L'une d'entre elles, destinée aux employés qui participent à un régime à cotisations déterminées ou autre régime à long terme, serait de demander à leur service de paye de commencer par prélever un plus grand montant dans un avenir proche, mais pas aujourd'hui. Pour ceux qui effectuent des cotisations d'épargne régulières à partir de leur compte bancaire, il n'a jamais été plus facile d'utiliser les services en ligne pour demander une hausse de son niveau de cotisation à partir d'une certaine date. Pour ceux qui ont la chance de recevoir régulièrement des augmentations de salaire liées à l'augmentation du coût de la vie, pouvoir coordonner ces changements de manière à ce qu'ils entrent en vigueur au moment de la hausse de salaire anticipée serait l'idéal.

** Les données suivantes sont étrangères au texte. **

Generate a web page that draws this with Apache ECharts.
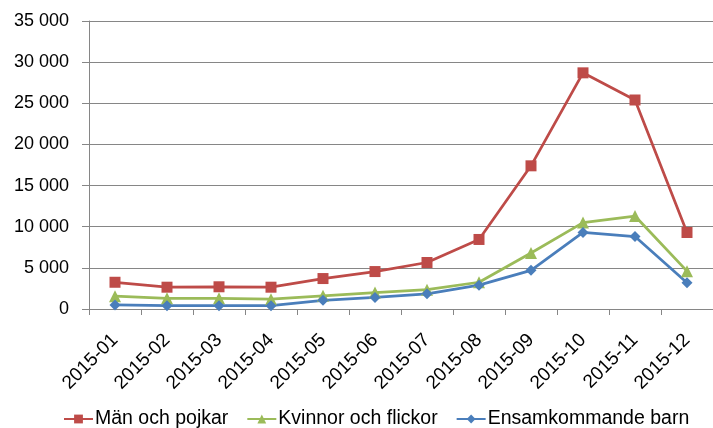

M. Thaler (cette fois avec Cass Sunstein comme co-auteur) a développé ces idées en 2008 dans l'ouvrage intitulé Nudge: Improving Decisions about Health, Wealth, and Happiness (conseils pour prendre de meilleures décisions en matière de santé, de richesse et de bien-être). Outre les enseignements du programme Save More Tomorrow, Nudge affirme que les gens sont plus enclins à passer à l'acte si leurs intentions sont clairement énoncées. Cela nous donne l'occasion de travailler avec quelqu'un en qui nous avons confiance -- un conjoint, un partenaire ou peut-être un conseiller financier -- pour exprimer nos intentions en matière de cotisation de retraite. Le fait d'énoncer nos intentions est déjà un pas vers leur réalisation.
Un autre thème important dont ils traitaient, c'est que les gens ont tendance à prendre une mentalité de troupeau et à adopter des attitudes et des approches qu'ils considèrent normales. Nous pouvons être plus actifs dans le choix de nos pâtures. Dans le cas de la retraite, je recommande donc de ne pas digérer automatiquement ce qui est dit dans le premier paragraphe de cet article sur les taux généraux de cotisation à la retraite, mais plutôt de chercher des exemples où économiser pour la retraite est normal. Le site Morningstar.ca regorge d'articles à ce sujet.
Les économistes comportementaux consacrent beaucoup de temps à documenter le fait que nous soyons nos pires ennemis lorsqu'il s'agit de prendre des décisions dans notre propre intérêt. M. Thaler et ses collègues ont fait la lumière sur beaucoup de nos irrationalités et ont suggéré des manières de les éviter et même de s'en servir à notre avantage dans notre épargne- retraite.